9 Nov '14 02:11:18 AM

It is also why school sucks and recess rules.

9 Nov '14 02:10:05 AM

The more widely read a classic is, the more it sucks to read, because you know you're supposed to think things about it, and you want to, but you know that the things you think won't satisfy anyone until you also read the crap everyone says about it, which makes you kind of not even want to think the things you think about it.

This is why reading Emerson is better than reading Kant.

For example.

7 Nov '14 01:32:18 AM

Peli sez: 'blogs are the one thing we read backwards'.

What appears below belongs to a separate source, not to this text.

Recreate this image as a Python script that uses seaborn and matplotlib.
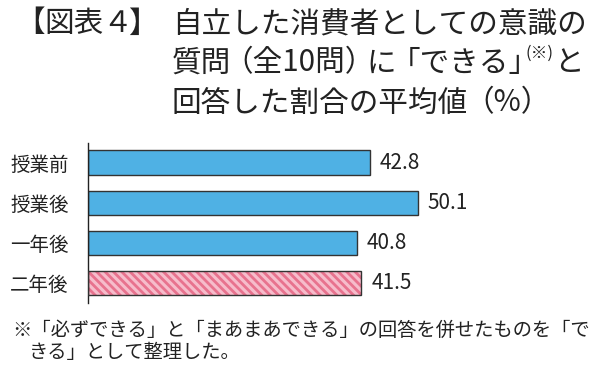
import matplotlib
matplotlib.use("Agg")
import matplotlib.pyplot as plt
import seaborn as sns
import pandas as pd

categories = ["授業前", "授業後", "一年後", "二年後"]
values = [42.8, 50.1, 40.8, 41.5]
value_labels = ["42.8", "50.1", "40.8", "41.5"]

sns.set_theme(style="white")
plt.rcParams['font.family'] = ['Noto Sans CJK JP', 'DejaVu Sans']
plt.rcParams['hatch.linewidth'] = 2.0

df = pd.DataFrame({"cat": categories, "val": values})

W, H = 600, 376
fig = plt.figure(figsize=(W / 100, H / 100), dpi=100)
ax = fig.add_axes([0.147, 0.194, 0.833, 0.426])

blue = "#4fb1e4"
pink_light = "#f6bccb"
pink_dark = "#e8728e"
palette = {c: blue for c in categories}
palette["二年後"] = pink_light

sns.barplot(data=df, y="cat", x="val", hue="cat", palette=palette, orient="h",
            width=0.62, edgecolor="#333333", linewidth=1.0, legend=False,
            saturation=1, ax=ax)

for p, c in zip(ax.patches, categories):
    if c == "二年後":
        p.set_hatch("\\\\\\\\")
        p.set_edgecolor(pink_dark)
        p.set_linewidth(0)
        ax.add_patch(plt.Rectangle(p.get_xy(), p.get_width(), p.get_height(),
                                   fill=False, edgecolor="#333333", linewidth=1.0, zorder=5))

ax.set_xlim(0, 75.9)
ax.set_ylim(3.5, -0.5)
ax.set_xlabel("")
ax.set_ylabel("")
ax.set_xticks([])
ax.tick_params(axis="y", length=0, pad=14, labelsize=14, labelcolor="#222222")
for s in ["top", "right", "bottom"]:
    ax.spines[s].set_visible(False)
ax.spines["left"].set_color("#222222")
ax.spines["left"].set_linewidth(1.0)

for i, (v, lab) in enumerate(zip(values, value_labels)):
    ax.annotate(lab, xy=(v, i), xytext=(7, 0), textcoords="offset points",
                va="center", ha="left", fontsize=15, color="#222222")

tc = "#222222"
fig.canvas.draw()
renderer = fig.canvas.get_renderer()


def draw_run(x_px, y_px, pieces, size):
    """pieces: list of (text, gap_before_px, fontsize_scale, dy_px); placed by advance extent"""
    x = x_px
    for text, gap, scale, dy in pieces:
        x += gap
        t = fig.text(x / W, 1 - (y_px + dy) / H, text, fontsize=size * scale,
                     color=tc, va="center", ha="left")
        bb = t.get_window_extent(renderer=renderer)
        x = bb.x1


S = 21.3
draw_run(15, 24, [("【", 0, 1, 0), ("図表４", 0, 1, 0), ("】", -5, 1, 0)], S)
draw_run(172, 24, [("自立した消費者としての意識の", 0, 1, 0)], S)
draw_run(172, 63, [("質問", 0, 1, 0), ("（全10問）", -8, 1, 0), ("に", -8, 1, 0),
                   ("「できる」", -6, 1, 0), ("(※)", -13, 0.56, -10), ("と", 1, 1, 0)], S)
draw_run(172, 103, [("回答した割合の平均値", 0, 1, 0), ("（%）", -4, 1, 0)], S)

FS = 13.9
draw_run(12, 330, [("※「必ずできる」と「まあまあできる」の回答を併せたものを「で", 0, 1, 0)], FS)
draw_run(29, 353, [("きる」として整理した。", 0, 1, 0)], FS)

fig.savefig("out.png", dpi=100)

I just called my own blog 'something I write for myself', using a phrase I had been thinking about (to myself) for a few weeks while trying to articulate why I thought a personal blog was particularly well-suited to something that could be called philosophical writing, and philosophical writing of a sort whose nearest analogue in traditional forms always seems to me to be the journal. But why? I don't know; so I had been, still am, puzzling over what the essential difference is between journaling for yourself and journaling in the open, where others can read you. I like the idea of a 'first reader' or an 'only reader' as a status a journal-keeper is privileged to have with respect to her own journal; or maybe 'her own first reader', as a way of acknowledging that writers can also be readers, but with some texts, there are only ever accidentally other readers. Then, in contrast, it could seem like the main thing about a personal blog is that it can be 'overheard', Mill-style, so that other readers have a view of an 'own first reader' form something like the way readers of lyric poetry have an outside or secondary or second-step view of a form—mode—that is maybe reflexive in its own characteristic ways.

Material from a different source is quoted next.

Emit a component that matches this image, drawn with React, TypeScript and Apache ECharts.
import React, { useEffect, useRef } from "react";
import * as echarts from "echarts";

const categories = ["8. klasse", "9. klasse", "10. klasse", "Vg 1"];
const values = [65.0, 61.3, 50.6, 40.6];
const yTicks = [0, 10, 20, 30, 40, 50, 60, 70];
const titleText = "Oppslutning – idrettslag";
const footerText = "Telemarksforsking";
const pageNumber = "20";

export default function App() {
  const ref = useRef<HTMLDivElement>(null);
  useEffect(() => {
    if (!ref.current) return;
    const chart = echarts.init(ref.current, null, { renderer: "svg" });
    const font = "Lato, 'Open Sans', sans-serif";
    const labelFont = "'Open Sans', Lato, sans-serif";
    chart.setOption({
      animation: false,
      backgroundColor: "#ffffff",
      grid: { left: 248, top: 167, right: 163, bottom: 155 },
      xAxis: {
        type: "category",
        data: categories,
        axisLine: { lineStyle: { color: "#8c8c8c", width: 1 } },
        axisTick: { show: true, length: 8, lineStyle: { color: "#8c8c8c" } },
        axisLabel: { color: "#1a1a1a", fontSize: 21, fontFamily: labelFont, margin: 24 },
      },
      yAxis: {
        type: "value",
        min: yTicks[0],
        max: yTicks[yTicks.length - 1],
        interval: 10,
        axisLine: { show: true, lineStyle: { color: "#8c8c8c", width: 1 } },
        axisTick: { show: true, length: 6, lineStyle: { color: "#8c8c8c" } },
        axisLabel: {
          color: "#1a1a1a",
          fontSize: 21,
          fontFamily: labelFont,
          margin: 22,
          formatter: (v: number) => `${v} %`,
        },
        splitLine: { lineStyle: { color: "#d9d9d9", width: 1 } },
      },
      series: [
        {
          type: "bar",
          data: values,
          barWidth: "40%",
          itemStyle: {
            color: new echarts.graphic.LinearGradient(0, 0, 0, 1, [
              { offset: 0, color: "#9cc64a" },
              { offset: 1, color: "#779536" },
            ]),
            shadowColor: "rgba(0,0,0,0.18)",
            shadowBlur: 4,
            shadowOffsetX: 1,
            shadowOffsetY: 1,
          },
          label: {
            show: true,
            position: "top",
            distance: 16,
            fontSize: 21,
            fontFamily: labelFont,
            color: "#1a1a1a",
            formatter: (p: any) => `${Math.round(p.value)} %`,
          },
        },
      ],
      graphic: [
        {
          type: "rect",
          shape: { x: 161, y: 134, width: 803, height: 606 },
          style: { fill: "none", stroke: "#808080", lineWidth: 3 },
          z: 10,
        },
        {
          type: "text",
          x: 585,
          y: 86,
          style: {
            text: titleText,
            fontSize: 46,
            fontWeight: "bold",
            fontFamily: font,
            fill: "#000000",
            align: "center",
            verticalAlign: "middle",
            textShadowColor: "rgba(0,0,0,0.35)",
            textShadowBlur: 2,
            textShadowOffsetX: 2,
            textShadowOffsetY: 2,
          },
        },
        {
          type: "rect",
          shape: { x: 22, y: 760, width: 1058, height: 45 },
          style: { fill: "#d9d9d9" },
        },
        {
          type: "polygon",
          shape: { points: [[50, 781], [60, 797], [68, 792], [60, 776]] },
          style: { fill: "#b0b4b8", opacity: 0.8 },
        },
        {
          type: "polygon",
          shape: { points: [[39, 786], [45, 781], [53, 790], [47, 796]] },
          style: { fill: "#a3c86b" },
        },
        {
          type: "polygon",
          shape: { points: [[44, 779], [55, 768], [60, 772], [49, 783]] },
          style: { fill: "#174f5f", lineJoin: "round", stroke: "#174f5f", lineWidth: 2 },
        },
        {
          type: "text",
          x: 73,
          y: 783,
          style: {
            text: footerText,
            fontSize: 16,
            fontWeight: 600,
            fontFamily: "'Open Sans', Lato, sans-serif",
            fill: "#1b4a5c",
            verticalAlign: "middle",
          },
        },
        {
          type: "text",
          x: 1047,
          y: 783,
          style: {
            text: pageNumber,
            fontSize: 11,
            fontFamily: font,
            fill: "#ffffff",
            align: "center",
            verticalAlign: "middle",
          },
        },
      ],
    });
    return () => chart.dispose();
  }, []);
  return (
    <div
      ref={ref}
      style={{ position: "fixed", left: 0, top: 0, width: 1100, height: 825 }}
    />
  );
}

That's not right, but it's the direction my thoughts about the form have tended in lately; maybe because I'm preoccupied with the openness, the lack of plan or definition—definition 'in front', in Thoreau's phrase from Walden—or the diurnal quality, the connection between the journal and each new day. I think of the new entry, the next entry.

I could have, like what Peli says suggests, thought instead of the last entry, the previous entry; and all the previous entries. I still remember—I can't find where—Tom Ewing grousing in the very early lifetime of this blog that reading blog archives—i.e., reading them backwards—was a pain. But I think that might only be true when you're looking for something, or, what would be more likely, trying to catch up, which means, to read enough of the past entries to understand, have a feel for, the newest ones. To be able to follow them.

But once you do, you don't read backwards (at least, you choose whether to go further back); you read forward, from newest to newest (almost). In that way, blogs are, like I said, 'more like people than pieces'. Before you know them, everything you can know about them is in their past. But once you do, and keep knowing them—reading them, returning, seeing them from one day to another—you can also know about what is (almost!) new for them, not yet in their past. Once you become a reader of a blog—follow it—you can keep following it as it develops. In that way, you share something more with its author than do those who haven't read it, haven't got a history of their own with it, which means, a familiarity with its history, its past. So that there's a way in which the blogs we read backwards are the ones that are finished, or dead; or new to us. The ones we read forward are just that: the ones we read.